Give back exactly the lines from the one with "Generate a Python" through the one with "ax = fig.add_axes([0.176, 0.153, 0.824, 0.835])", inclusive, without the images.

## Information given
>> BEGIN
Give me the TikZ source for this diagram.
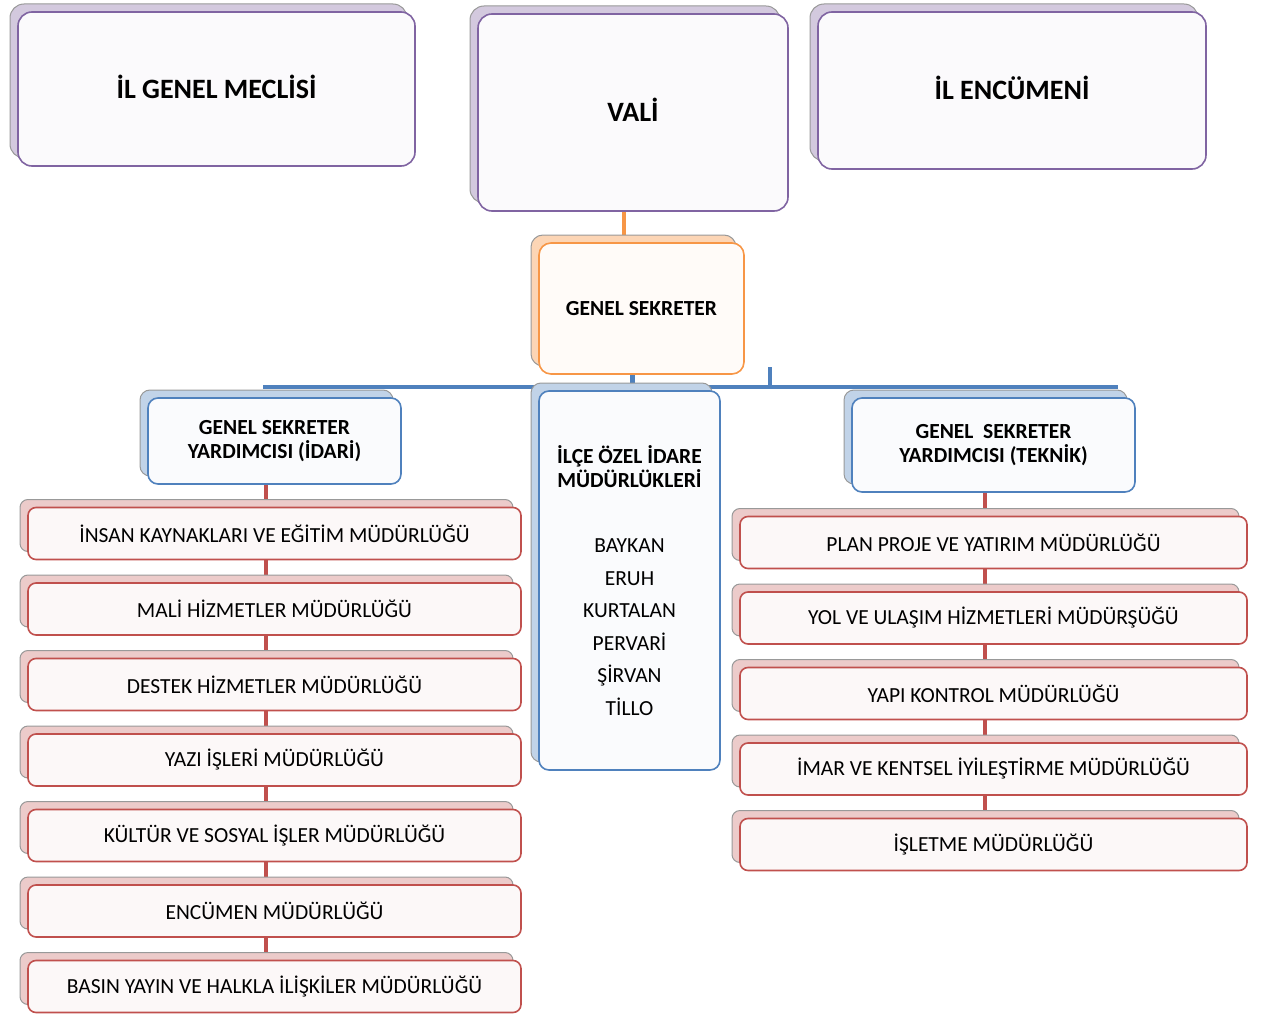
\documentclass[tikz,border=0pt]{standalone}
\usepackage{fontspec}
\setmainfont{Carlito}
\usetikzlibrary{shadows,backgrounds}

\definecolor{mor}{HTML}{8064A2}
\definecolor{turuncu}{HTML}{F79646}
\definecolor{mavi}{HTML}{4F81BD}
\definecolor{kirmizi}{HTML}{C0504D}

\begin{document}
\begin{tikzpicture}[x=1pt,y=-1pt,
  kutu/.style={rectangle,rounded corners=8pt,line width=1.6pt,align=center,inner sep=0pt,
    font=\fontsize{21.5}{24}\selectfont},
  golge/.style={copy shadow={shadow xshift=-8pt,shadow yshift=8pt,draw=gray!80,line width=1pt,fill=#1}},
  ust/.style={kutu,rounded corners=14pt,draw=mor,fill=mor!3,golge=mor!35,text depth=5pt,
    font=\fontsize{28}{32}\selectfont\bfseries},
  sekreter/.style={kutu,rounded corners=12pt,draw=turuncu,fill=turuncu!4,golge=turuncu!40,
    font=\fontsize{21.5}{24}\selectfont\bfseries},
  yard/.style={kutu,rounded corners=10pt,draw=mavi,fill=mavi!3,golge=mavi!35,
    font=\fontsize{21.5}{24}\selectfont\bfseries},
  mudur/.style={kutu,draw=kirmizi,fill=kirmizi!4,golge=kirmizi!30,minimum height=52pt},
  mavicizgi/.style={draw=mavi,line width=4.5pt},
  kirmizicizgi/.style={draw=kirmizi,line width=4pt},
  turuncucizgi/.style={draw=turuncu,line width=4.5pt}]
\useasboundingbox (0,0) rectangle (1264,1014);

% ust sira
\node[ust,minimum width=397pt,minimum height=154pt] (meclis) at (216.5,89) {İL GENEL MECLİSİ};
\node[ust,minimum width=310pt,minimum height=197pt] (vali) at (633,112.5) {VALİ};
\node[ust,minimum width=388pt,minimum height=157pt] (encumen) at (1012,90.5) {İL ENCÜMENİ};

\node[sekreter,minimum width=205pt,minimum height=131pt] (gs) at (641.5,308.5) {GENEL SEKRETER};

% yardimcilar
\node[yard,minimum width=253pt,minimum height=86pt] (idari) at (274.5,441)
  {GENEL SEKRETER\\YARDIMCISI (İDARİ)};
\node[yard,minimum width=283pt,minimum height=94pt] (teknik) at (993.5,445)
  {GENEL~~SEKRETER\\YARDIMCISI (TEKNİK)};
\node[yard,minimum width=181pt,minimum height=379pt,font=\fontsize{21.5}{32.5}\selectfont] (ilce) at (629.5,580.5)
  {\textbf{İLÇE ÖZEL İDARE}\\[-8.5pt]\textbf{MÜDÜRLÜKLERİ}\\[32.5pt]
   BAYKAN\\ERUH\\KURTALAN\\PERVARİ\\ŞİRVAN\\TİLLO};

% mudurlukler
\foreach \ad [count=\i] in {İNSAN KAYNAKLARI VE EĞİTİM MÜDÜRLÜĞÜ,MALİ HİZMETLER MÜDÜRLÜĞÜ,
  DESTEK HİZMETLER MÜDÜRLÜĞÜ,YAZI İŞLERİ MÜDÜRLÜĞÜ,KÜLTÜR VE SOSYAL İŞLER MÜDÜRLÜĞÜ,
  ENCÜMEN MÜDÜRLÜĞÜ,BASIN YAYIN VE HALKLA İLİŞKİLER MÜDÜRLÜĞÜ}
  \node[mudur,minimum width=493pt] (sol\i) at (274.5,533.5+75.5*\i-75.5) {\ad};
\foreach \ad [count=\i] in {PLAN PROJE VE YATIRIM MÜDÜRLÜĞÜ,YOL VE ULAŞIM HİZMETLERİ MÜDÜRŞÜĞÜ,
  YAPI KONTROL MÜDÜRLÜĞÜ,İMAR VE KENTSEL İYİLEŞTİRME MÜDÜRLÜĞÜ,İŞLETME MÜDÜRLÜĞÜ}
  \node[mudur,minimum width=507pt] (sag\i) at (993.5,542.5+75.5*\i-75.5) {\ad};

% baglantilar
\coordinate (barsol) at (263,387);
\coordinate (barsag) at (1118,387);
\coordinate (uc) at (770,367);
\begin{scope}[on background layer]
  \draw[turuncucizgi] ([xshift=-9pt]vali.south) -- ([xshift=-9pt]vali.south |- gs.north);
  \draw[mavicizgi] (barsol) -- (barsag);
  \draw[mavicizgi] ([xshift=-9pt]gs.south) -- ([xshift=-9pt]gs.south |- barsol);
  \draw[mavicizgi] (uc) -- (uc |- barsol);
  \draw[kirmizicizgi] ([xshift=-8.5pt]idari.south) -- ([xshift=-8.5pt]idari.south |- sol7.north);
  \draw[kirmizicizgi] ([xshift=-8.5pt]teknik.south) -- ([xshift=-8.5pt]teknik.south |- sag5.north);
\end{scope}
\end{tikzpicture}
\end{document}
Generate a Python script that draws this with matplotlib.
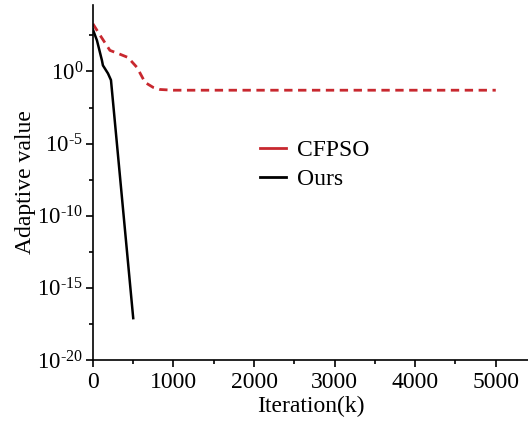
import numpy as np
import matplotlib
matplotlib.use("Agg")
import matplotlib.pyplot as plt
from matplotlib.ticker import FixedLocator, FuncFormatter, MultipleLocator
from matplotlib.lines import Line2D

plt.rcParams['font.family'] = ['Liberation Serif', 'DejaVu Serif']
plt.rcParams['mathtext.fontset'] = 'custom'
plt.rcParams['mathtext.rm'] = 'Liberation Serif'

# CFPSO curve (log10 of adaptive value)
cfpso_x = [0, 90, 211, 311, 435, 547, 647, 746, 833, 1000, 2000, 3000, 4000, 5000]
cfpso_log = [3.3, 2.5, 1.46, 1.25, 0.97, 0.28, -0.76, -1.1, -1.25, -1.3, -1.3, -1.3, -1.3, -1.3]

# Ours curve
ours_x = [0, 50, 112, 124, 187, 224, 500]
ours_log = [2.9, 2.15, 0.76, 0.42, -0.14, -0.6, -17.1]

fig = plt.figure(figsize=(5.28, 4.25), dpi=100)
ax = fig.add_axes([0.176, 0.153, 0.824, 0.835])

ax.plot(cfpso_x, 10.0 ** np.array(cfpso_log), color='#c8282f', lw=2,
        linestyle=(0, (3, 2)))
ax.plot(ours_x, 10.0 ** np.array(ours_log), color='black', lw=1.8)

ax.set_yscale('log')
ax.set_ylim(1e-20, 10 ** 4.6)
ax.set_xlim(0, 5400)


def exp_label(v, p):
    e = int(round(np.log10(v)))
    s = str(e).replace('-', '\u2010')
    return r'$\mathregular{10^{%s}}$' % s


ax.yaxis.set_major_locator(FixedLocator([1e-20, 1e-15, 1e-10, 1e-5, 1e0]))
ax.yaxis.set_minor_locator(FixedLocator([10 ** e for e in (-17.5, -12.5, -7.5, -2.5, 2.5)]))
ax.yaxis.set_major_formatter(FuncFormatter(exp_label))
ax.yaxis.set_minor_formatter(FuncFormatter(lambda v, p: ''))
ax.xaxis.set_major_locator(MultipleLocator(1000))
ax.xaxis.set_minor_locator(MultipleLocator(500))

ax.spines['top'].set_visible(False)
ax.spines['right'].set_visible(False)
for s in ('left', 'bottom'):
    ax.spines[s].set_linewidth(1.2)
ax.tick_params(which='major', direction='out', length=5, width=1.2, labelsize=17)
ax.tick_params(axis='y', which='major', labelsize=16.5, pad=2)
ax.tick_params(which='minor', direction='out', length=3, width=1.2)
ax.tick_params(axis='x', which='major', pad=4)

ax.set_xlabel('Iteration(k)', fontsize=17, labelpad=2)
ax.set_ylabel('Adaptive value', fontsize=17, labelpad=1)

handles = [Line2D([], [], color='#c8282f', lw=2), Line2D([], [], color='black', lw=2)]
ax.legend(handles, ['CFPSO', 'Ours'], loc='upper left', bbox_to_anchor=(0.335, 0.68),
          frameon=False, fontsize=17, handlelength=1.1, handletextpad=0.45,
          labelspacing=0.3)

fig.savefig('out.png', dpi=100)
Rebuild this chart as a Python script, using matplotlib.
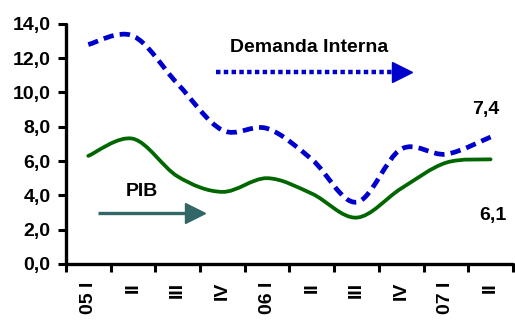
import matplotlib
matplotlib.use("Agg")
import matplotlib.pyplot as plt
from matplotlib.path import Path
from matplotlib.patches import PathPatch
from matplotlib.ticker import FuncFormatter
import numpy as np

plt.rcParams['font.family'] = ['Liberation Sans', 'DejaVu Sans']
plt.rcParams['font.weight'] = 'bold'

categories = ["05 I", "II", "III", "IV", "06 I", "II", "III", "IV", "07 I", "II"]
pib = [6.3, 7.3, 5.1, 4.2, 5.0, 4.1, 2.7, 4.4, 5.9, 6.1]
demanda = [12.8, 13.3, 10.5, 7.8, 7.9, 6.1, 3.6, 6.7, 6.4, 7.4]
yticks = [0, 2, 4, 6, 8, 10, 12, 14]


def smooth_path(xs, ys):
    pts = np.column_stack([xs, ys]).astype(float)
    n = len(pts)
    verts = [pts[0]]
    codes = [Path.MOVETO]
    for i in range(n - 1):
        p0 = pts[i - 1] if i > 0 else pts[i]
        p1 = pts[i]
        p2 = pts[i + 1]
        p3 = pts[i + 2] if i + 2 < n else pts[i + 1]
        c1 = p1 + (p2 - p0) / 6.0
        c2 = p2 - (p3 - p1) / 6.0
        verts += [c1, c2, p2]
        codes += [Path.CURVE4] * 3
    return Path(verts, codes)


fig = plt.figure(figsize=(5.15, 3.23), dpi=100)
ax = fig.add_axes([0.128, 0.183, 0.868, 0.743])

x = np.arange(len(categories))

blue = '#0000CC'
green = '#006600'
teal = '#336666'
fs = 14

p_dem = PathPatch(smooth_path(x, demanda), fill=False, edgecolor=blue, lw=3.4,
                  linestyle=(0, (2.2, 1.3)), capstyle='butt')
ax.add_patch(p_dem)
p_pib = PathPatch(smooth_path(x, pib), fill=False, edgecolor=green, lw=2.7,
                  capstyle='round')
ax.add_patch(p_pib)

ax.set_xlim(-0.5, 9.5)
ax.set_ylim(0, 14)

ax.set_yticks(yticks)
ax.yaxis.set_major_formatter(FuncFormatter(lambda v, p: f"{v:.1f}".replace('.', ',')))

ax.set_xticks(np.arange(-0.5, 10, 1.0))
ax.set_xticklabels([])
ax.set_xticks(x, minor=True)
ax.set_xticklabels(categories, minor=True, rotation=90, fontsize=fs,
                   fontweight='bold', va='top', ha='center')
ax.tick_params(axis='x', which='minor', length=0, pad=13)
ax.tick_params(axis='x', which='major', length=6, width=2.2, direction='out')
ax.tick_params(axis='y', which='major', length=6, width=2.2, direction='out',
               labelsize=fs, pad=5)
for lab in ax.get_yticklabels():
    lab.set_fontweight('bold')

for s in ['top', 'right']:
    ax.spines[s].set_visible(False)
for s in ['left', 'bottom']:
    ax.spines[s].set_linewidth(2.4)
    ax.spines[s].set_capstyle('round')

# annotations
ax.text(4.95, 12.6, "Demanda Interna", fontsize=fs, fontweight='bold',
        ha='center', va='center')
ax.plot([2.85, 6.85], [11.2, 11.2], color=blue, lw=3.2,
        linestyle=(0, (1.0, 0.75)), dash_capstyle='butt')
ax.plot([7.02], [11.2], marker='>', markersize=14, color=blue, mec=blue)

ax.text(1.2, 4.2, "PIB", fontsize=fs, fontweight='bold', ha='center', va='center')
ax.plot([0.21, 2.3], [2.98, 2.98], color=teal, lw=2.4, solid_capstyle='butt')
ax.plot([2.38], [2.98], marker='>', markersize=15, color=teal, mec=teal)

ax.text(8.9, 9.0, "7,4", fontsize=fs, fontweight='bold', ha='center', va='center')
ax.text(9.05, 2.85, "6,1", fontsize=fs, fontweight='bold', ha='center', va='center')

fig.savefig("out.png", dpi=100)
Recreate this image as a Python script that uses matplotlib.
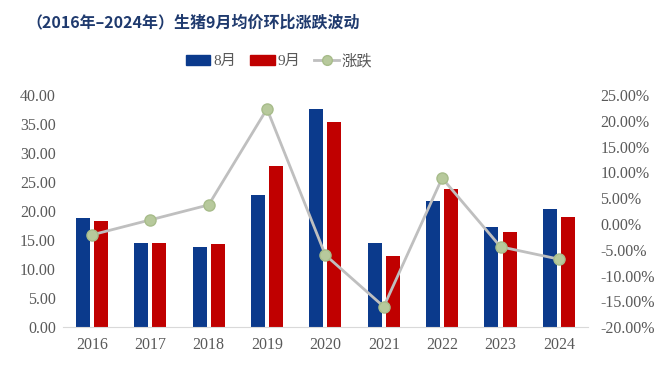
import matplotlib
matplotlib.use("Agg")
import matplotlib.pyplot as plt
import numpy as np
from matplotlib.lines import Line2D
from matplotlib.patches import Patch

years = ["2016", "2017", "2018", "2019", "2020", "2021", "2022", "2023", "2024"]
aug = [18.8, 14.5, 13.8, 22.7, 37.5, 14.5, 21.7, 17.2, 20.3]
sep = [18.3, 14.5, 14.3, 27.8, 35.3, 12.2, 23.8, 16.4, 19.0]
chg = [-2.1, 0.8, 3.7, 22.3, -6.0, -16.0, 8.9, -4.4, -6.8]
left_ticks = [0, 5, 10, 15, 20, 25, 30, 35, 40]
right_ticks = [-20, -15, -10, -5, 0, 5, 10, 15, 20, 25]

serif = ["Liberation Serif", "Noto Sans CJK SC"]
blue = "#0B3A8C"
red = "#C00000"
tick_color = "#595959"

fig = plt.figure(figsize=(6.6, 3.68), dpi=100)
ax = fig.add_axes([0.095, 0.1106, 0.796, 0.6314])
ax2 = ax.twinx()

x = np.arange(len(years))
w = 0.24
gap = 0.035
ax.bar(x - w / 2 - gap, aug, width=w, color=blue, zorder=2)
ax.bar(x + w / 2 + gap, sep, width=w, color=red, zorder=2)
ax.set_ylim(0, 40)
ax.set_xlim(-0.5, len(years) - 0.5)
ax.set_yticks(left_ticks)
ax.set_yticklabels([f"{v:.2f}" for v in left_ticks], family=serif, fontsize=11.5, color=tick_color)
ax.set_xticks(x)
ax.set_xticklabels(years, family=serif, fontsize=11.5, color=tick_color)

ax2.plot(x, chg, color="#BFBFBF", lw=2, marker="o", ms=8,
         markerfacecolor="#B7C99C", markeredgecolor="#A7BC8A", markeredgewidth=1, zorder=3)
ax2.set_ylim(-20, 25)
ax2.set_yticks(right_ticks)
ax2.set_yticklabels([f"{v:.2f}%" for v in right_ticks], family=serif, fontsize=11.5, color=tick_color)

for a in (ax, ax2):
    for s in a.spines.values():
        s.set_visible(False)
    a.tick_params(length=0)
ax.spines["bottom"].set_visible(True)
ax.spines["bottom"].set_color("#D9D9D9")
ax.tick_params(axis="y", pad=5)
ax.tick_params(axis="x", pad=7)
ax2.tick_params(axis="y", pad=9)

fig.text(0.040, 0.94, "（2016年–2024年）生猪9月均价环比涨跌波动", family=["Noto Sans CJK SC", "DejaVu Sans"],
         fontsize=11.5, fontweight="bold", color="#1F3A6E", va="center", ha="left")

handles = [Patch(color=blue), Patch(color=red),
           Line2D([0], [0], color="#BFBFBF", lw=2, marker="o", ms=7,
                  markerfacecolor="#B7C99C", markeredgecolor="#A7BC8A")]
fig.legend(handles, ["8月", "9月", "涨跌"], loc="center", bbox_to_anchor=(0.423, 0.834), ncol=3,
           frameon=False, prop={"family": serif, "size": 11}, labelcolor=tick_color,
           handlelength=1.6, handleheight=0.55, columnspacing=0.9, handletextpad=0.2)

fig.savefig("out.png", dpi=100)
>> END
## Exercise output
Generate a Python script that draws this with matplotlib.
import numpy as np
import matplotlib
matplotlib.use("Agg")
import matplotlib.pyplot as plt
from matplotlib.ticker import FixedLocator, FuncFormatter, MultipleLocator
from matplotlib.lines import Line2D

plt.rcParams['font.family'] = ['Liberation Serif', 'DejaVu Serif']
plt.rcParams['mathtext.fontset'] = 'custom'
plt.rcParams['mathtext.rm'] = 'Liberation Serif'

# CFPSO curve (log10 of adaptive value)
cfpso_x = [0, 90, 211, 311, 435, 547, 647, 746, 833, 1000, 2000, 3000, 4000, 5000]
cfpso_log = [3.3, 2.5, 1.46, 1.25, 0.97, 0.28, -0.76, -1.1, -1.25, -1.3, -1.3, -1.3, -1.3, -1.3]

# Ours curve
ours_x = [0, 50, 112, 124, 187, 224, 500]
ours_log = [2.9, 2.15, 0.76, 0.42, -0.14, -0.6, -17.1]

fig = plt.figure(figsize=(5.28, 4.25), dpi=100)
ax = fig.add_axes([0.176, 0.153, 0.824, 0.835])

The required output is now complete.